▸ PROBLEM DETAILS: Reproduce the listing below exactly, minus its pictures.

▸ DATA:

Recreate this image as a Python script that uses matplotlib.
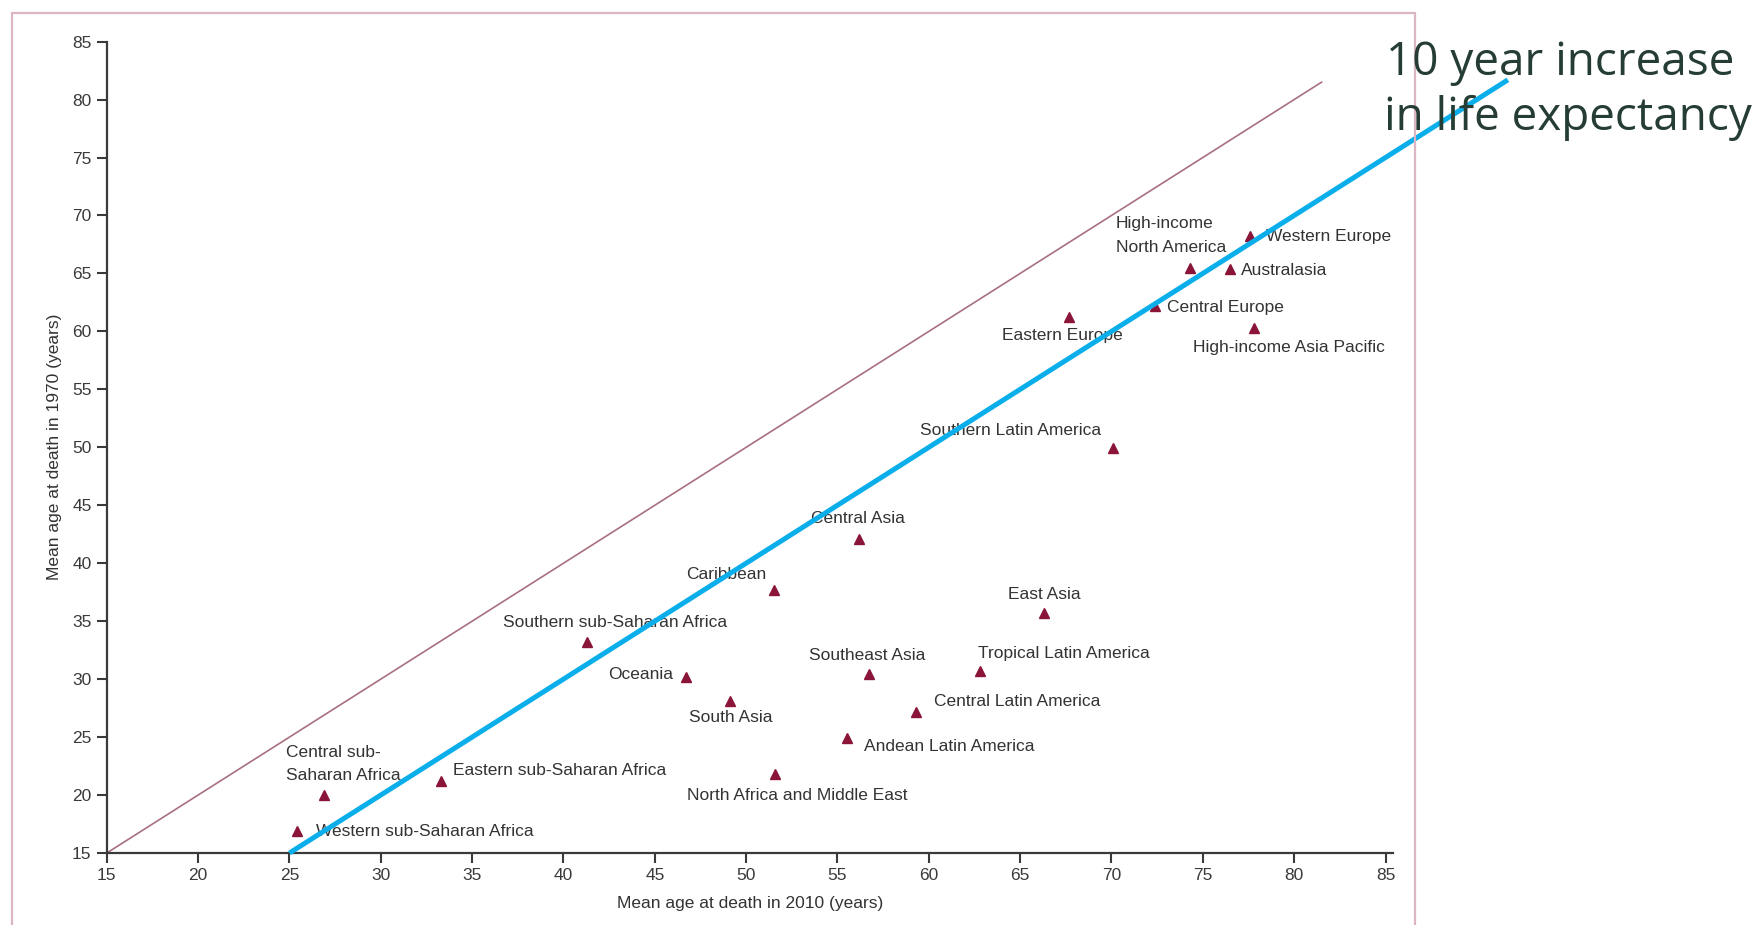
import numpy as np
import matplotlib
matplotlib.use("Agg")
import matplotlib.pyplot as plt
from matplotlib.patches import Rectangle

regions = ["Western sub-Saharan Africa", "Central sub-\nSaharan Africa", "Eastern sub-Saharan Africa",
           "Southern sub-Saharan Africa", "Oceania", "South Asia", "Caribbean",
           "North Africa and Middle East", "Andean Latin America", "Central Asia", "Southeast Asia",
           "Central Latin America", "Tropical Latin America", "East Asia", "Eastern Europe",
           "Southern Latin America", "Central Europe", "High-income\nNorth America", "Australasia",
           "Western Europe", "High-income Asia Pacific"]
age_2010 = np.array([25.4, 26.9, 33.3, 41.3, 46.7, 49.1, 51.5, 51.6, 55.5, 56.2, 56.7,
                     59.3, 62.8, 66.3, 67.7, 70.1, 72.4, 74.3, 76.5, 77.6, 77.8])
age_1970 = np.array([16.9, 20.0, 21.2, 33.2, 30.2, 28.1, 37.7, 21.8, 24.9, 42.1, 30.4,
                     27.2, 30.7, 35.7, 61.2, 49.9, 62.2, 65.5, 65.4, 68.2, 60.3])

ticks = np.arange(15, 90, 5)
equal_x = np.array([15, 81.5])
gain = 10
gain_x = np.array([25, 91.7])

# label offsets in pixels (dx, dy, ha)
offsets = [(19, -1, "left"), (-38, 31, "left"), (12, 11, "left"), (28, 20, "center"),
           (-13, 2, "right"), (1, -16, "center"), (-47, 15, "center"), (22, -21, "center"),
           (17, -8, "left"), (-1, 20, "center"), (-1, 19, "center"), (18, 10, "left"),
           (-2, 18, "left"), (0, 19, "center"), (-7, -18, "center"), (-103, 18, "center"),
           (12, -2, "left"), (-74, 32, "left"), (11, -2, "left"), (16, 0, "left"),
           (35, -20, "center")]

plt.rcParams['font.family'] = ['Liberation Sans', 'DejaVu Sans']
W, H = 1762, 925
fig = plt.figure(figsize=(W/100, H/100), dpi=100)
fig.patches.append(Rectangle((11.5/W, -0.02), (1415-11.5)/W, 1.02 - 13/H, transform=fig.transFigure,
                             fill=False, edgecolor="#dcb5c2", lw=1.6))

x0, x1 = 106.8, 1385.5
xmax = 85.4
ax = fig.add_axes([x0/W, 1-853/H, (x1-x0)*(xmax-15)/70/W, (853-41.6)/H])
ax.set_xlim(15, xmax)
ax.set_ylim(15, 85)
ax.set_xticks(ticks)
ax.set_yticks(ticks)
for s in ["top", "right"]:
    ax.spines[s].set_visible(False)
for s in ["left", "bottom"]:
    ax.spines[s].set_linewidth(1.6)
    ax.spines[s].set_color("#3a3a3a")
ax.tick_params(direction="out", length=7, width=1.5, color="#3a3a3a", labelsize=12.5,
               labelcolor="#3a3a3a", pad=4)
ax.set_xlabel("Mean age at death in 2010 (years)", fontsize=12.5, color="#333333", labelpad=9)
ax.set_ylabel("Mean age at death in 1970 (years)", fontsize=12.5, color="#333333", labelpad=7)

ax.plot(equal_x, equal_x, color="#a8707f", lw=1.2)
ax.plot(age_2010, age_1970, ls="none", marker="^", ms=7, color="#8a1538")
for name, x, y, (dx, dy, ha) in zip(regions, age_2010, age_1970, offsets):
    ax.annotate(name, (x, y), xytext=(dx, dy), textcoords="offset pixels", ha=ha, va="center",
                fontsize=12.5, color="#333333", linespacing=1.7)

ax.plot(gain_x, gain_x - gain, color="#0aaeea", lw=3.6, clip_on=False, zorder=10,
        solid_capstyle="butt")

fig.text(1386/W, 1-75/H, "10 year increase", fontsize=33, color="#253d35",
         family=["Open Sans", "DejaVu Sans"], va="baseline", ha="left", zorder=5)
fig.text(1384/W, 1-130/H, "in life expectancy", fontsize=33, color="#253d35",
         family=["Open Sans", "DejaVu Sans"], va="baseline", ha="left", zorder=5)

fig.savefig("out.png", dpi=100, facecolor="white")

▸ COMPLETED EXERCISE:
Recreate this image as a Python script that uses matplotlib.
import numpy as np
import matplotlib
matplotlib.use("Agg")
import matplotlib.pyplot as plt
from matplotlib.patches import Rectangle

regions = ["Western sub-Saharan Africa", "Central sub-\nSaharan Africa", "Eastern sub-Saharan Africa",
           "Southern sub-Saharan Africa", "Oceania", "South Asia", "Caribbean",
           "North Africa and Middle East", "Andean Latin America", "Central Asia", "Southeast Asia",
           "Central Latin America", "Tropical Latin America", "East Asia", "Eastern Europe",
           "Southern Latin America", "Central Europe", "High-income\nNorth America", "Australasia",
           "Western Europe", "High-income Asia Pacific"]
age_2010 = np.array([25.4, 26.9, 33.3, 41.3, 46.7, 49.1, 51.5, 51.6, 55.5, 56.2, 56.7,
                     59.3, 62.8, 66.3, 67.7, 70.1, 72.4, 74.3, 76.5, 77.6, 77.8])
age_1970 = np.array([16.9, 20.0, 21.2, 33.2, 30.2, 28.1, 37.7, 21.8, 24.9, 42.1, 30.4,
                     27.2, 30.7, 35.7, 61.2, 49.9, 62.2, 65.5, 65.4, 68.2, 60.3])

ticks = np.arange(15, 90, 5)
equal_x = np.array([15, 81.5])
gain = 10
gain_x = np.array([25, 91.7])

# label offsets in pixels (dx, dy, ha)
offsets = [(19, -1, "left"), (-38, 31, "left"), (12, 11, "left"), (28, 20, "center"),
           (-13, 2, "right"), (1, -16, "center"), (-47, 15, "center"), (22, -21, "center"),
           (17, -8, "left"), (-1, 20, "center"), (-1, 19, "center"), (18, 10, "left"),
           (-2, 18, "left"), (0, 19, "center"), (-7, -18, "center"), (-103, 18, "center"),
           (12, -2, "left"), (-74, 32, "left"), (11, -2, "left"), (16, 0, "left"),
           (35, -20, "center")]

plt.rcParams['font.family'] = ['Liberation Sans', 'DejaVu Sans']
W, H = 1762, 925
fig = plt.figure(figsize=(W/100, H/100), dpi=100)
fig.patches.append(Rectangle((11.5/W, -0.02), (1415-11.5)/W, 1.02 - 13/H, transform=fig.transFigure,
                             fill=False, edgecolor="#dcb5c2", lw=1.6))

x0, x1 = 106.8, 1385.5
xmax = 85.4
ax = fig.add_axes([x0/W, 1-853/H, (x1-x0)*(xmax-15)/70/W, (853-41.6)/H])
ax.set_xlim(15, xmax)
ax.set_ylim(15, 85)
ax.set_xticks(ticks)
ax.set_yticks(ticks)
for s in ["top", "right"]:
    ax.spines[s].set_visible(False)
for s in ["left", "bottom"]:
    ax.spines[s].set_linewidth(1.6)
    ax.spines[s].set_color("#3a3a3a")
ax.tick_params(direction="out", length=7, width=1.5, color="#3a3a3a", labelsize=12.5,
               labelcolor="#3a3a3a", pad=4)
ax.set_xlabel("Mean age at death in 2010 (years)", fontsize=12.5, color="#333333", labelpad=9)
ax.set_ylabel("Mean age at death in 1970 (years)", fontsize=12.5, color="#333333", labelpad=7)

ax.plot(equal_x, equal_x, color="#a8707f", lw=1.2)
ax.plot(age_2010, age_1970, ls="none", marker="^", ms=7, color="#8a1538")
for name, x, y, (dx, dy, ha) in zip(regions, age_2010, age_1970, offsets):
    ax.annotate(name, (x, y), xytext=(dx, dy), textcoords="offset pixels", ha=ha, va="center",
                fontsize=12.5, color="#333333", linespacing=1.7)

ax.plot(gain_x, gain_x - gain, color="#0aaeea", lw=3.6, clip_on=False, zorder=10,
        solid_capstyle="butt")

fig.text(1386/W, 1-75/H, "10 year increase", fontsize=33, color="#253d35",
         family=["Open Sans", "DejaVu Sans"], va="baseline", ha="left", zorder=5)
fig.text(1384/W, 1-130/H, "in life expectancy", fontsize=33, color="#253d35",
         family=["Open Sans", "DejaVu Sans"], va="baseline", ha="left", zorder=5)

fig.savefig("out.png", dpi=100, facecolor="white")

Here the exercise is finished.